A mature operating model defines service level indicators for production-critical workflows, not just infrastructure uptime. For example, order release latency, inventory sync success rate, supplier ASN processing time, and plant data ingestion lag are often more useful than generic CPU or memory metrics. Security alerts should be prioritized according to business impact and mapped to runbooks that operations teams can execute under pressure.
- Centralize logs from cloud platforms, ERP services, integration layers, and identity providers
- Instrument business transactions in addition to infrastructure metrics
- Use synthetic tests for supplier portals, APIs, and critical user journeys
- Correlate security alerts with recent deployments and configuration changes
- Run incident simulations that include plant connectivity loss and credential compromise scenarios
Cost optimization without weakening security posture
Manufacturers often face pressure to reduce cloud spend after initial migration or platform expansion. Cost optimization is necessary, but security controls should not be treated as optional overhead. The better approach is to optimize architecture choices, telemetry retention, storage tiers, and environment sprawl while preserving control effectiveness.

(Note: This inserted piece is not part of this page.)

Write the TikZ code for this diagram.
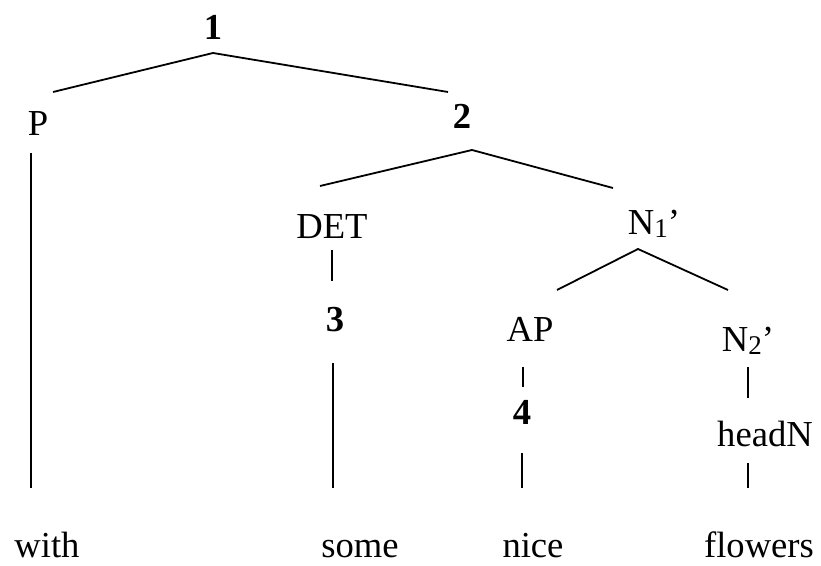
\documentclass[tikz,border=0pt]{standalone}
\usepackage{fontspec}
\setmainfont{Liberation Serif}
\usetikzlibrary{positioning}
\newcommand{\subidx}[1]{\raisebox{-1.2pt}{\fontsize{13.5}{14}\selectfont #1}}

\begin{document}
\begin{tikzpicture}[x=0.5pt,y=-0.5pt,line width=0.9pt,
  every node/.style={anchor=base,inner sep=0pt,font=\fontsize{18.3}{22}\selectfont},
  num/.style={font=\fontsize{18.3}{22}\selectfont\bfseries}]
\useasboundingbox (0,0) rectangle (821,566);
% labels
\node[num] (n1) at (213,40) {1};
\node (p) at (38,136) {P};
\node[num] (n2) at (462,129) {2};
\node (det) at (332,239) {DET};
\node (nbar1) at (654,235) {N\subidx{1}'};
\node[num] (n3) at (335,332) {3};
\node (ap) at (530,342) {AP};
\node (nbar2) at (748,352) {N\subidx{2}'};
\node[num] (n4) at (522,425) {4};
\node (headn) at (765,447) {headN};
% words
\node (with) at (47,558) {with};
\node (some) at (360,558) {some};
\node (nice) at (533,558) {nice};
\node (flowers) at (759,558) {flowers};
% branch points and line ends
\coordinate (j1) at (213,53);
\coordinate (j2) at (472,150);
\coordinate (j3) at (638,249);
\coordinate (p-up) at (53,92);
\coordinate (n2-up) at (448,92);
\coordinate (det-up) at (320,186);
\coordinate (nbar1-up) at (613,188);
\coordinate (ap-up) at (557,290);
\coordinate (nbar2-up) at (728,290);
\coordinate (p-dn) at (31,153);
\coordinate (with-up) at (31,488);
\coordinate (det-dn) at (332,250);
\coordinate (n3-up) at (332,281);
\coordinate (n3-dn) at (333,363);
\coordinate (some-up) at (333,488);
\coordinate (ap-dn) at (523,367);
\coordinate (n4-up) at (523,387);
\coordinate (n4-dn) at (522,453);
\coordinate (nice-up) at (522,488);
\coordinate (nbar2-dn) at (748,367);
\coordinate (headn-up) at (748,398);
\coordinate (headn-dn) at (748,463);
\coordinate (flowers-up) at (748,488);
% tree
\draw (p-up)--(j1)--(n2-up);
\draw (det-up)--(j2)--(nbar1-up);
\draw (ap-up)--(j3)--(nbar2-up);
\draw (p-dn)--(with-up);
\draw (det-dn)--(n3-up);
\draw (n3-dn)--(some-up);
\draw (ap-dn)--(n4-up);
\draw (n4-dn)--(nice-up);
\draw (nbar2-dn)--(headn-up);
\draw (headn-dn)--(flowers-up);
\end{tikzpicture}
\end{document}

Common savings opportunities include rightsizing non-production environments, using autoscaling for bursty supplier or analytics workloads, tiering backup retention, reducing duplicate tooling, and consolidating logging pipelines. At the same time, teams should be careful not to cut the controls that support forensic analysis, recovery, or tenant isolation. Cheap architectures become expensive when they increase outage duration or audit remediation effort.
Practical cost controls
- Apply autoscaling to variable workloads but keep minimum capacity for production-critical services
- Use reserved or committed pricing for stable ERP and database workloads
- Set retention policies by data class instead of keeping all logs indefinitely
- Archive infrequently accessed backups to lower-cost storage with documented restore times
- Review single-tenant environments regularly to confirm they are still justified
- Tag resources by plant, application, and environment for accountability
Enterprise deployment guidance for manufacturing security programs
Enterprise deployment guidance should focus on sequencing. Manufacturers rarely succeed by trying to modernize identity, networking, ERP, plant integrations, and observability all at once. A phased program reduces operational risk and creates measurable control improvements early.

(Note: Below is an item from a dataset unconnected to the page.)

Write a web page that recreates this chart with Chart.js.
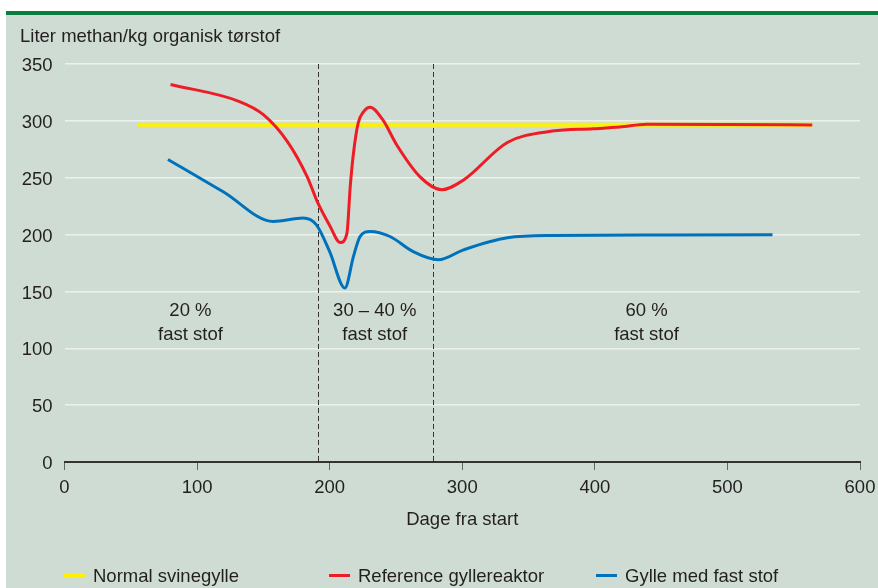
<!DOCTYPE html>
<html><head><meta charset="utf-8">
<script src="https://cdn.jsdelivr.net/npm/chart.js@4/dist/chart.umd.min.js"></script>
<style>html,body{margin:0;padding:0;background:#fff}</style>
</head><body>
<canvas id="c" width="878" height="588"></canvas>
<script>
// ---- data ----
const yTitle = 'Liter methan/kg organisk tørstof';
const xTitle = 'Dage fra start';
const yTickValues = [0, 50, 100, 150, 200, 250, 300, 350];
const xTickValues = [0, 100, 200, 300, 400, 500, 600];
const seriesNames = ['Normal svinegylle', 'Reference gyllereaktor', 'Gylle med fast stof'];

const normalDays   = [55, 564];
const normalValues = [296.6, 296.6];

const refDays   = [80, 132, 150, 168, 183, 191, 200, 208, 213, 215.5, 218, 221.5, 225.5, 230.5, 240, 250.5, 268, 284.5, 301, 334, 368, 399, 419, 439, 500, 564];
const refValues = [332, 317, 305.5, 282, 251, 228, 208, 193, 201, 242, 272, 298, 308, 312, 301, 279, 251, 239.5, 248, 281, 291, 293, 294.5, 297, 296.8, 296.4];

const solidDays   = [78, 120, 157.5, 180, 190, 200, 211.5, 218, 223, 230.5, 245.5, 263, 282, 301, 334, 368, 450, 534];
const solidValues = [266, 237.5, 211.5, 214.5, 208.5, 185, 153, 181, 198.5, 202.7, 198.3, 185, 177.8, 186.6, 197.2, 199.2, 199.6, 199.8];

const dividerDays = [191, 278];
const phaseTitles = ['20 %', '30 – 40 %', '60 %'];
const phaseSubtitles = ['fast stof', 'fast stof', 'fast stof'];
const phaseCenterDays = [95, 234, 439];

// ---- style ----
const FONT = "'Liberation Sans', Arial, Helvetica, sans-serif";
const FS = 18.5;
const TEXT = '#231f20';
const BG = '#cfdcd3';
const GREEN = '#0b7d3e';
const colors = ['#fff200', '#ee1c25', '#0072bc'];
const widths = [4, 3, 3];
const phaseLineValues = [128, 107.4];   // baseline positions of the two text lines (in y units)
const legendX = [64, 329, 596];

const toXY = (xs, ys) => xs.map((x, i) => ({x: x, y: ys[i]}));

const bgPlugin = {
  id: 'bg',
  beforeDraw(chart) {
    const ctx = chart.ctx;
    ctx.save();
    ctx.fillStyle = '#ffffff';
    ctx.fillRect(0, 0, chart.width, chart.height);
    ctx.fillStyle = GREEN;
    ctx.fillRect(6, 11, chart.width - 6, 4);
    ctx.fillStyle = BG;
    ctx.fillRect(6, 15, chart.width - 6, chart.height - 15);
    ctx.fillStyle = TEXT;
    ctx.font = FS + 'px ' + FONT;
    ctx.textAlign = 'left';
    ctx.textBaseline = 'alphabetic';
    ctx.fillText(yTitle, 20, 41.7);
    ctx.restore();
  },
  beforeDatasetsDraw(chart) {
    const ctx = chart.ctx, xs = chart.scales.x, ys = chart.scales.y;
    const ca = chart.chartArea;
    ctx.save();
    ctx.strokeStyle = '#333';
    ctx.lineWidth = 1;
    ctx.setLineDash([5, 3]);
    dividerDays.forEach(d => {
      const px = Math.round(xs.getPixelForValue(d)) + 0.5;
      ctx.beginPath();
      ctx.moveTo(px, ca.top);
      ctx.lineTo(px, ca.bottom);
      ctx.stroke();
    });
    ctx.setLineDash([]);
    ctx.fillStyle = TEXT;
    ctx.font = FS + 'px ' + FONT;
    ctx.textAlign = 'center';
    ctx.textBaseline = 'alphabetic';
    phaseCenterDays.forEach((d, i) => {
      const px = xs.getPixelForValue(d);
      ctx.fillText(phaseTitles[i], px, ys.getPixelForValue(phaseLineValues[0]));
      ctx.fillText(phaseSubtitles[i], px, ys.getPixelForValue(phaseLineValues[1]));
    });
    ctx.restore();
  },
  afterDraw(chart) {
    const ctx = chart.ctx;
    ctx.save();
    ctx.font = FS + 'px ' + FONT;
    ctx.textAlign = 'left';
    ctx.textBaseline = 'alphabetic';
    chart.data.datasets.forEach((ds, i) => {
      const x = legendX[i];
      ctx.strokeStyle = ds.borderColor;
      ctx.lineWidth = 3;
      ctx.beginPath();
      ctx.moveTo(x, 575.5);
      ctx.lineTo(x + 21, 575.5);
      ctx.stroke();
      ctx.fillStyle = TEXT;
      ctx.fillText(ds.label, x + 29, 582.3);
    });
    ctx.restore();
  }
};

new Chart(document.getElementById('c'), {
  type: 'line',
  data: {
    datasets: [
      {label: seriesNames[0], data: toXY(normalDays, normalValues), borderColor: colors[0], borderWidth: widths[0], order: 3, tension: 0},
      {label: seriesNames[1], data: toXY(refDays, refValues), borderColor: colors[1], borderWidth: widths[1], order: 2, cubicInterpolationMode: 'monotone'},
      {label: seriesNames[2], data: toXY(solidDays, solidValues), borderColor: colors[2], borderWidth: widths[2], order: 1, cubicInterpolationMode: 'monotone'}
    ]
  },
  options: {
    responsive: false,
    animation: false,
    events: [],
    elements: {point: {radius: 0}, line: {borderCapStyle: 'butt', fill: false}},
    layout: {padding: {left: 0, right: 18, top: 64, bottom: 57}},
    plugins: {legend: {display: false}, tooltip: {enabled: false}, title: {display: false}},
    scales: {
      x: {
        type: 'linear', min: 0, max: 600,
        afterBuildTicks: s => { s.ticks = xTickValues.map(v => ({value: v})); },
        afterFit: s => { s.height = 69; s.paddingLeft = 0; s.paddingRight = 0; },
        grid: {drawOnChartArea: false, drawTicks: true, tickLength: 8, color: '#666', lineWidth: 1},
        border: {display: true, color: '#333', width: 2},
        ticks: {color: TEXT, font: {family: FONT, size: FS}, padding: 7, maxRotation: 0},
        title: {display: true, text: xTitle, color: TEXT, font: {family: FONT, size: FS}, padding: 0}
      },
      y: {
        type: 'linear', min: 0, max: 350,
        afterBuildTicks: s => { s.ticks = yTickValues.map(v => ({value: v})); },
        afterFit: s => { s.width = 64.5; s.paddingTop = 0; s.paddingBottom = 0; },
        grid: {drawTicks: false, color: '#edf1ee', lineWidth: 1.5},
        border: {display: false},
        ticks: {color: TEXT, font: {family: FONT, size: FS}, padding: 12, labelOffset: 2}
      }
    }
  },
  plugins: [bgPlugin]
});
</script>
</body></html>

A practical sequence starts with identity standardization, landing zone design, and asset classification. Next comes network segmentation, secrets management, and baseline observability. Then teams can modernize cloud ERP architecture, integration services, and multi-tenant SaaS infrastructure with stronger deployment automation. Backup and disaster recovery validation should run in parallel, not as a final project step.

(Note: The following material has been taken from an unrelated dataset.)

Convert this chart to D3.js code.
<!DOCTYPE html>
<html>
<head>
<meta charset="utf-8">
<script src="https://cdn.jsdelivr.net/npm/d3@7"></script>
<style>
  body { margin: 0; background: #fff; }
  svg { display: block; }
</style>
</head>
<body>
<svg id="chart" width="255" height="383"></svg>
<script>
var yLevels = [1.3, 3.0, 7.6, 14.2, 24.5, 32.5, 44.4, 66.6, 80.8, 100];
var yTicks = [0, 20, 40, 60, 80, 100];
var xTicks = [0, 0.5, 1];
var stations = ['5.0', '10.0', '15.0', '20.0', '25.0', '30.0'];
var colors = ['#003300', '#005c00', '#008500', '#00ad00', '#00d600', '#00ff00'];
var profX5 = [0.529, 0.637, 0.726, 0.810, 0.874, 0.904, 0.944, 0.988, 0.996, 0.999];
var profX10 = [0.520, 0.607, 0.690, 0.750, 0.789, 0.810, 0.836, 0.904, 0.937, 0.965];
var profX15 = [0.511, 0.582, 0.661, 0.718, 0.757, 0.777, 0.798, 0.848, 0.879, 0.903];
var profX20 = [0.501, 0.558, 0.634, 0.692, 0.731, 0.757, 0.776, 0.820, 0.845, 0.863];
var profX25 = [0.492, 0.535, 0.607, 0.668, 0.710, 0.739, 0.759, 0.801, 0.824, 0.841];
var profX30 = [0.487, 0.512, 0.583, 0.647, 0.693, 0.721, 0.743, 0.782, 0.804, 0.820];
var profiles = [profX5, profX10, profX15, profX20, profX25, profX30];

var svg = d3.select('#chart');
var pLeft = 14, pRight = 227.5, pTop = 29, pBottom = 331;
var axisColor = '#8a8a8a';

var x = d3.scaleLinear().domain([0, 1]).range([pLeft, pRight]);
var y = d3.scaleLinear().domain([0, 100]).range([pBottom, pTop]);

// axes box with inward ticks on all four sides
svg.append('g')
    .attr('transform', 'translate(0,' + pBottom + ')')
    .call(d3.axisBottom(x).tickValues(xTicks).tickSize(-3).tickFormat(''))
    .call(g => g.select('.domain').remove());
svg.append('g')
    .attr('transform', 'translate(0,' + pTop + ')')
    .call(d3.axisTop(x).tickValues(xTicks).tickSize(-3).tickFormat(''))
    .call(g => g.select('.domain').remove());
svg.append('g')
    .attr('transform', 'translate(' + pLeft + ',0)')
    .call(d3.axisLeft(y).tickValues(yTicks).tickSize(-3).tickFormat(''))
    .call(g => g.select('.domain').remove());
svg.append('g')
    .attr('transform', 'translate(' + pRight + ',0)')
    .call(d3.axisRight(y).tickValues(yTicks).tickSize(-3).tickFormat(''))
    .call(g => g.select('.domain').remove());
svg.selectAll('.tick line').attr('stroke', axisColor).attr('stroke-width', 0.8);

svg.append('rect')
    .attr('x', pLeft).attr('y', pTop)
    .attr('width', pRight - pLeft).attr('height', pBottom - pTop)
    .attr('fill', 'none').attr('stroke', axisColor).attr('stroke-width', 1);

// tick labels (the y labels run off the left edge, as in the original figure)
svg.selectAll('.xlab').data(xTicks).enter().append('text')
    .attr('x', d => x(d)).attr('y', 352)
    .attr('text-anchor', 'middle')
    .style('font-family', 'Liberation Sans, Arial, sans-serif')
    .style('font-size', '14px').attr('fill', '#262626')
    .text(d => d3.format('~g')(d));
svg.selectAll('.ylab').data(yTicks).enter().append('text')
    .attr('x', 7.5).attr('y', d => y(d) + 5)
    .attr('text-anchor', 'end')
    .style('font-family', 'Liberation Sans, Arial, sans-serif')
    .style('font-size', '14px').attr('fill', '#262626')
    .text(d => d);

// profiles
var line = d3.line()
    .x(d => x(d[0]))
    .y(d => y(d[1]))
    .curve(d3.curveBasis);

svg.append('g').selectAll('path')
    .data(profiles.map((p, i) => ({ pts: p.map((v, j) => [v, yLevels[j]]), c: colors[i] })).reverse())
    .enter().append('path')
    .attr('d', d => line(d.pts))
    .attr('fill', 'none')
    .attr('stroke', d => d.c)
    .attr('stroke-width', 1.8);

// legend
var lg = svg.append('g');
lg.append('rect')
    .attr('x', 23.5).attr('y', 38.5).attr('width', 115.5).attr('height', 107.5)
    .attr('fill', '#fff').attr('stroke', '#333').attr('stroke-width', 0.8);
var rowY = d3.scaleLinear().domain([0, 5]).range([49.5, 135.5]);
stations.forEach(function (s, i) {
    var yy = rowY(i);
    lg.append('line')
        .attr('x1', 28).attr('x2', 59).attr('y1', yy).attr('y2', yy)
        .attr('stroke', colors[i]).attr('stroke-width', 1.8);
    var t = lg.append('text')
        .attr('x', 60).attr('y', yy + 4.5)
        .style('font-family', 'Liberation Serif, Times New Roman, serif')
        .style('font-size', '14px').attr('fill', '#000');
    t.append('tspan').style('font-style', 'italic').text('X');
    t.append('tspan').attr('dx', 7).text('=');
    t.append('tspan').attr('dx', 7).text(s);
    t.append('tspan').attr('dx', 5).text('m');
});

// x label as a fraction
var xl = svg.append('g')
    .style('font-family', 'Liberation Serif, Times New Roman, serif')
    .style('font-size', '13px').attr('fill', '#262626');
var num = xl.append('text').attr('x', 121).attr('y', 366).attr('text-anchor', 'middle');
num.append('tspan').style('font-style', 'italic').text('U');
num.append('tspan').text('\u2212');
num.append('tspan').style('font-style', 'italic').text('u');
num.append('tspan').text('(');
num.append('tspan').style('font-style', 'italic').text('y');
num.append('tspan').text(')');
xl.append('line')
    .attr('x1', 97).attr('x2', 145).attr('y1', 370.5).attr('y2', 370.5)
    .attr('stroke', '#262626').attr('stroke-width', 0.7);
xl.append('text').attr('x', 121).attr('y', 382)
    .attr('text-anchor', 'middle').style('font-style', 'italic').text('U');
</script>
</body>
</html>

- Phase 1: inventory production assets, classify data, and centralize identity
- Phase 2: establish cloud hosting strategy, landing zones, and network segmentation
- Phase 3: migrate or refactor ERP and integration workloads with automated controls
- Phase 4: implement monitoring, reliability targets, and incident runbooks
- Phase 5: test disaster recovery, optimize cost, and refine tenant isolation models
The most effective manufacturing cloud security programs are not defined by the number of tools deployed. They are defined by whether production systems remain available, recoverable, observable, and governable as the environment scales. Security architecture should therefore be measured against operational outcomes: fewer uncontrolled access paths, faster recovery, cleaner deployments, and lower risk during plant and ERP change cycles.